(Source code of charts)
━━━━

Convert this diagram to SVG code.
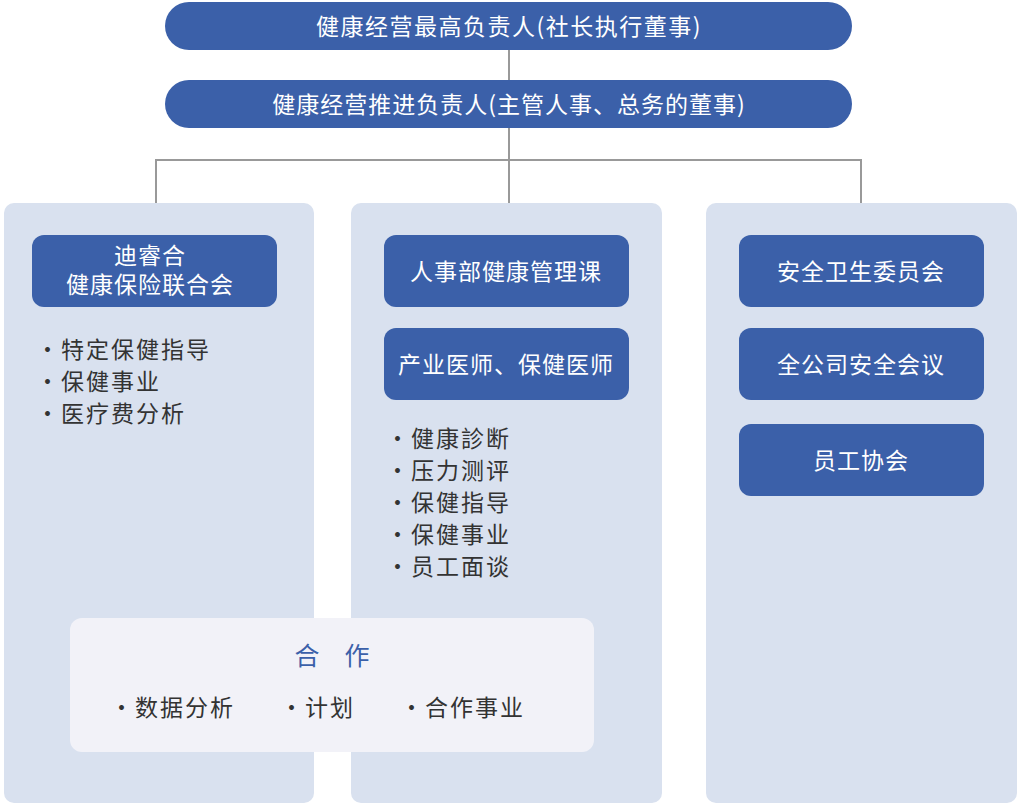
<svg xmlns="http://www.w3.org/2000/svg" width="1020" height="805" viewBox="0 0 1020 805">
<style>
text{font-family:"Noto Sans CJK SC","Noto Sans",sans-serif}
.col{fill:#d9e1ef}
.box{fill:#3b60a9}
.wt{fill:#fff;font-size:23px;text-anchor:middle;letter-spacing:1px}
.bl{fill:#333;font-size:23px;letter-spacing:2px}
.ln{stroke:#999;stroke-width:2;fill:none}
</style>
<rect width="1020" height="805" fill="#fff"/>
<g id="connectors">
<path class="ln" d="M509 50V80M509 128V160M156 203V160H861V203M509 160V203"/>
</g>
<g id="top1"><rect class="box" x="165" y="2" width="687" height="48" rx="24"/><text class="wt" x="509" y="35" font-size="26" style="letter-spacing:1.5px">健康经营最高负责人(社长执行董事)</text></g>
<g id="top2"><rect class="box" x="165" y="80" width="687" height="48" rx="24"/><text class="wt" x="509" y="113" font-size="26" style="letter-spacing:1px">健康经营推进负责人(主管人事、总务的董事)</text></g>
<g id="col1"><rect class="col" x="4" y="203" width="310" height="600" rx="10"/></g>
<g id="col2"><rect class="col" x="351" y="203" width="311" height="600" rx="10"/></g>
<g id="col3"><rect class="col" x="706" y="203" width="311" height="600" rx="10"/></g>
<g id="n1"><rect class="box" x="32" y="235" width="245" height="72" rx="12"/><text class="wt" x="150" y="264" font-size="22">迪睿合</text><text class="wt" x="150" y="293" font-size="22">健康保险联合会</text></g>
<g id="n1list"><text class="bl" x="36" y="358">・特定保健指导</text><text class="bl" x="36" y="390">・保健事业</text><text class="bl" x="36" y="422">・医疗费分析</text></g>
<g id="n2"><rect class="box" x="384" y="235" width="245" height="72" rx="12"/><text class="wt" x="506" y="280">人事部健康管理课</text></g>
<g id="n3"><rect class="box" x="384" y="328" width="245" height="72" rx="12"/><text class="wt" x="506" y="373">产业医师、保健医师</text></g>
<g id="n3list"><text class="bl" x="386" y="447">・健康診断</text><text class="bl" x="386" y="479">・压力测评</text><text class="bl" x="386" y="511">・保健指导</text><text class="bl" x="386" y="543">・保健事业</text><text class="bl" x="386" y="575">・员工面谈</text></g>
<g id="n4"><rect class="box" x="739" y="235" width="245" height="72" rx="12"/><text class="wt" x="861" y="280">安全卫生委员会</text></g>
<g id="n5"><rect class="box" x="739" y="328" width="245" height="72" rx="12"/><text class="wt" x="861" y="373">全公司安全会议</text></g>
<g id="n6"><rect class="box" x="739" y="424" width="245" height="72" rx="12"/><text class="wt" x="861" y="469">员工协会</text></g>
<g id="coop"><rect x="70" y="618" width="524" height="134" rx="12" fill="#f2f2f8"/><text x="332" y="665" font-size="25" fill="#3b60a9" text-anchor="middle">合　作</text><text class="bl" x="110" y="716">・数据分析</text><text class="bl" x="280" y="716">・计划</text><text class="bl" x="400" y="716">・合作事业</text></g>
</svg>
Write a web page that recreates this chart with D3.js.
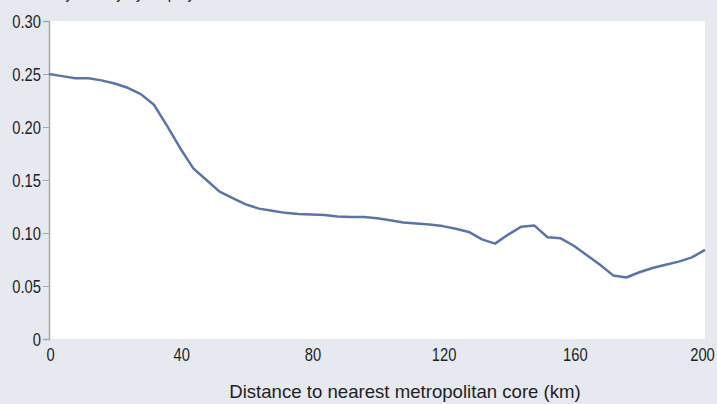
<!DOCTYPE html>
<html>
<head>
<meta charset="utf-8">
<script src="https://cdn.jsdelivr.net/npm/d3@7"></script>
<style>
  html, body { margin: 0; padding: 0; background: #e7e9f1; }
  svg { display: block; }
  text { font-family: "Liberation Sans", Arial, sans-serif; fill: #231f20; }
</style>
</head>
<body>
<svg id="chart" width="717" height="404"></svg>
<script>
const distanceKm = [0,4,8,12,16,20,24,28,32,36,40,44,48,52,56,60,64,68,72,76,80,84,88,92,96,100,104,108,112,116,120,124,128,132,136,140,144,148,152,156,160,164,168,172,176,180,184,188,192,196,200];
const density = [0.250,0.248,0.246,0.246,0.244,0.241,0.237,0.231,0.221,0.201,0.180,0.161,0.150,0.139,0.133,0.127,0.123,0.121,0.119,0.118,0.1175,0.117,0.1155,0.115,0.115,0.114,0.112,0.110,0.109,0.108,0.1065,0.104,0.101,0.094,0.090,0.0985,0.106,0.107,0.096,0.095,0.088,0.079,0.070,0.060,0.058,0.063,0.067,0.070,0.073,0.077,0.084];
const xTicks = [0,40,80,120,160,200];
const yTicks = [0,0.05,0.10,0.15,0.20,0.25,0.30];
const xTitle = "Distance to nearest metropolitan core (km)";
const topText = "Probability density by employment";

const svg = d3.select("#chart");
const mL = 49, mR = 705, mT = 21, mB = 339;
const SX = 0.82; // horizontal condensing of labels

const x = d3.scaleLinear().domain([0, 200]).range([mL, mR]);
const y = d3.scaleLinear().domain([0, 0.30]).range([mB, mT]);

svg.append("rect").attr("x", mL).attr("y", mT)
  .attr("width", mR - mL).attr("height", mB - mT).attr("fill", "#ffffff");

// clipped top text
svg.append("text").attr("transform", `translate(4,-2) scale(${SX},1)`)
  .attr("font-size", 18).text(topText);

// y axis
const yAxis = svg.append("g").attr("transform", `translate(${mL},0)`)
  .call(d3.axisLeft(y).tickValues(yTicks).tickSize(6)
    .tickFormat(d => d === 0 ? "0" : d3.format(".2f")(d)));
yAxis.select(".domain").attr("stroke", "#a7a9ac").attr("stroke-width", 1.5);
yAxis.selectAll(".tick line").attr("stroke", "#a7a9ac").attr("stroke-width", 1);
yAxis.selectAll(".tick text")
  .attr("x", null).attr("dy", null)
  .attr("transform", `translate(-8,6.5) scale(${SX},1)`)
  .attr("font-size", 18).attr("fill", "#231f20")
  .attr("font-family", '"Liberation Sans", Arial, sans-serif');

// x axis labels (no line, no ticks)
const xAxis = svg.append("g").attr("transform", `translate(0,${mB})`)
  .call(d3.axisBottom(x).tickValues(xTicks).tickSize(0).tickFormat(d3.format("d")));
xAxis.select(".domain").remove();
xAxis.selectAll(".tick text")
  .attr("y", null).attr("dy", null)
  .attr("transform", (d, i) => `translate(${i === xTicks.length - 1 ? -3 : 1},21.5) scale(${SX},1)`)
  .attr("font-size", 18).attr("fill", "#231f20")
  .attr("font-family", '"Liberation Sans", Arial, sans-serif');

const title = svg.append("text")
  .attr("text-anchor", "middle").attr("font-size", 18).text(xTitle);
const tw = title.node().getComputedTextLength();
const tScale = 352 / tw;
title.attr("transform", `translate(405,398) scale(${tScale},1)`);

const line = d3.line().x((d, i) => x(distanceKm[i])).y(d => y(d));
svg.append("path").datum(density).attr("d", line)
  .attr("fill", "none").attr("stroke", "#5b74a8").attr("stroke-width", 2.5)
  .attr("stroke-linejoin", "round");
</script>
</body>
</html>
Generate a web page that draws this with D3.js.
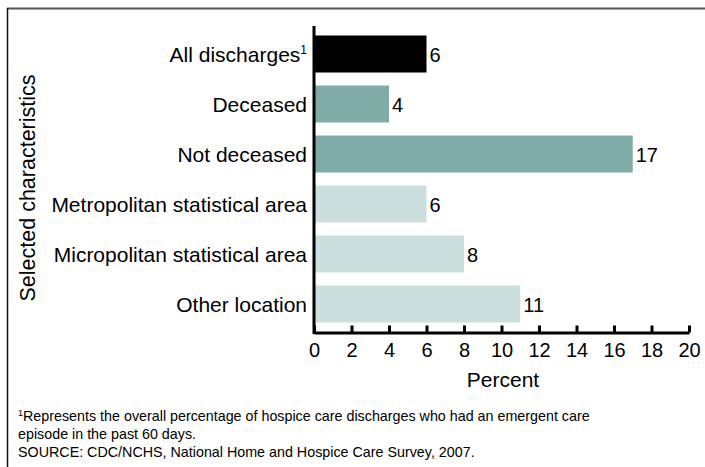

━━━━

Reproduce each entry verbatim, excluding any embedded images.

Complete response:
Convert this diagram to SVG code.
<svg xmlns="http://www.w3.org/2000/svg" width="1020" height="805" viewBox="0 0 1020 805">
<style>
text{font-family:"Noto Sans CJK SC","Noto Sans",sans-serif}
.col{fill:#d9e1ef}
.box{fill:#3b60a9}
.wt{fill:#fff;font-size:23px;text-anchor:middle;letter-spacing:1px}
.bl{fill:#333;font-size:23px;letter-spacing:2px}
.ln{stroke:#999;stroke-width:2;fill:none}
</style>
<rect width="1020" height="805" fill="#fff"/>
<g id="connectors">
<path class="ln" d="M509 50V80M509 128V160M156 203V160H861V203M509 160V203"/>
</g>
<g id="top1"><rect class="box" x="165" y="2" width="687" height="48" rx="24"/><text class="wt" x="509" y="35" font-size="26" style="letter-spacing:1.5px">健康经营最高负责人(社长执行董事)</text></g>
<g id="top2"><rect class="box" x="165" y="80" width="687" height="48" rx="24"/><text class="wt" x="509" y="113" font-size="26" style="letter-spacing:1px">健康经营推进负责人(主管人事、总务的董事)</text></g>
<g id="col1"><rect class="col" x="4" y="203" width="310" height="600" rx="10"/></g>
<g id="col2"><rect class="col" x="351" y="203" width="311" height="600" rx="10"/></g>
<g id="col3"><rect class="col" x="706" y="203" width="311" height="600" rx="10"/></g>
<g id="n1"><rect class="box" x="32" y="235" width="245" height="72" rx="12"/><text class="wt" x="150" y="264" font-size="22">迪睿合</text><text class="wt" x="150" y="293" font-size="22">健康保险联合会</text></g>
<g id="n1list"><text class="bl" x="36" y="358">・特定保健指导</text><text class="bl" x="36" y="390">・保健事业</text><text class="bl" x="36" y="422">・医疗费分析</text></g>
<g id="n2"><rect class="box" x="384" y="235" width="245" height="72" rx="12"/><text class="wt" x="506" y="280">人事部健康管理课</text></g>
<g id="n3"><rect class="box" x="384" y="328" width="245" height="72" rx="12"/><text class="wt" x="506" y="373">产业医师、保健医师</text></g>
<g id="n3list"><text class="bl" x="386" y="447">・健康診断</text><text class="bl" x="386" y="479">・压力测评</text><text class="bl" x="386" y="511">・保健指导</text><text class="bl" x="386" y="543">・保健事业</text><text class="bl" x="386" y="575">・员工面谈</text></g>
<g id="n4"><rect class="box" x="739" y="235" width="245" height="72" rx="12"/><text class="wt" x="861" y="280">安全卫生委员会</text></g>
<g id="n5"><rect class="box" x="739" y="328" width="245" height="72" rx="12"/><text class="wt" x="861" y="373">全公司安全会议</text></g>
<g id="n6"><rect class="box" x="739" y="424" width="245" height="72" rx="12"/><text class="wt" x="861" y="469">员工协会</text></g>
<g id="coop"><rect x="70" y="618" width="524" height="134" rx="12" fill="#f2f2f8"/><text x="332" y="665" font-size="25" fill="#3b60a9" text-anchor="middle">合　作</text><text class="bl" x="110" y="716">・数据分析</text><text class="bl" x="280" y="716">・计划</text><text class="bl" x="400" y="716">・合作事业</text></g>
</svg>
Write a web page that recreates this chart with D3.js.
<!DOCTYPE html>
<html>
<head>
<meta charset="utf-8">
<script src="https://cdn.jsdelivr.net/npm/d3@7"></script>
<style>
  html, body { margin: 0; padding: 0; background: #e7e9f1; }
  svg { display: block; }
  text { font-family: "Liberation Sans", Arial, sans-serif; fill: #231f20; }
</style>
</head>
<body>
<svg id="chart" width="717" height="404"></svg>
<script>
const distanceKm = [0,4,8,12,16,20,24,28,32,36,40,44,48,52,56,60,64,68,72,76,80,84,88,92,96,100,104,108,112,116,120,124,128,132,136,140,144,148,152,156,160,164,168,172,176,180,184,188,192,196,200];
const density = [0.250,0.248,0.246,0.246,0.244,0.241,0.237,0.231,0.221,0.201,0.180,0.161,0.150,0.139,0.133,0.127,0.123,0.121,0.119,0.118,0.1175,0.117,0.1155,0.115,0.115,0.114,0.112,0.110,0.109,0.108,0.1065,0.104,0.101,0.094,0.090,0.0985,0.106,0.107,0.096,0.095,0.088,0.079,0.070,0.060,0.058,0.063,0.067,0.070,0.073,0.077,0.084];
const xTicks = [0,40,80,120,160,200];
const yTicks = [0,0.05,0.10,0.15,0.20,0.25,0.30];
const xTitle = "Distance to nearest metropolitan core (km)";
const topText = "Probability density by employment";

const svg = d3.select("#chart");
const mL = 49, mR = 705, mT = 21, mB = 339;
const SX = 0.82; // horizontal condensing of labels

const x = d3.scaleLinear().domain([0, 200]).range([mL, mR]);
const y = d3.scaleLinear().domain([0, 0.30]).range([mB, mT]);

svg.append("rect").attr("x", mL).attr("y", mT)
  .attr("width", mR - mL).attr("height", mB - mT).attr("fill", "#ffffff");

// clipped top text
svg.append("text").attr("transform", `translate(4,-2) scale(${SX},1)`)
  .attr("font-size", 18).text(topText);

// y axis
const yAxis = svg.append("g").attr("transform", `translate(${mL},0)`)
  .call(d3.axisLeft(y).tickValues(yTicks).tickSize(6)
    .tickFormat(d => d === 0 ? "0" : d3.format(".2f")(d)));
yAxis.select(".domain").attr("stroke", "#a7a9ac").attr("stroke-width", 1.5);
yAxis.selectAll(".tick line").attr("stroke", "#a7a9ac").attr("stroke-width", 1);
yAxis.selectAll(".tick text")
  .attr("x", null).attr("dy", null)
  .attr("transform", `translate(-8,6.5) scale(${SX},1)`)
  .attr("font-size", 18).attr("fill", "#231f20")
  .attr("font-family", '"Liberation Sans", Arial, sans-serif');

// x axis labels (no line, no ticks)
const xAxis = svg.append("g").attr("transform", `translate(0,${mB})`)
  .call(d3.axisBottom(x).tickValues(xTicks).tickSize(0).tickFormat(d3.format("d")));
xAxis.select(".domain").remove();
xAxis.selectAll(".tick text")
  .attr("y", null).attr("dy", null)
  .attr("transform", (d, i) => `translate(${i === xTicks.length - 1 ? -3 : 1},21.5) scale(${SX},1)`)
  .attr("font-size", 18).attr("fill", "#231f20")
  .attr("font-family", '"Liberation Sans", Arial, sans-serif');

const title = svg.append("text")
  .attr("text-anchor", "middle").attr("font-size", 18).text(xTitle);
const tw = title.node().getComputedTextLength();
const tScale = 352 / tw;
title.attr("transform", `translate(405,398) scale(${tScale},1)`);

const line = d3.line().x((d, i) => x(distanceKm[i])).y(d => y(d));
svg.append("path").datum(density).attr("d", line)
  .attr("fill", "none").attr("stroke", "#5b74a8").attr("stroke-width", 2.5)
  .attr("stroke-linejoin", "round");
</script>
</body>
</html>
Generate a web page that draws this with D3.js.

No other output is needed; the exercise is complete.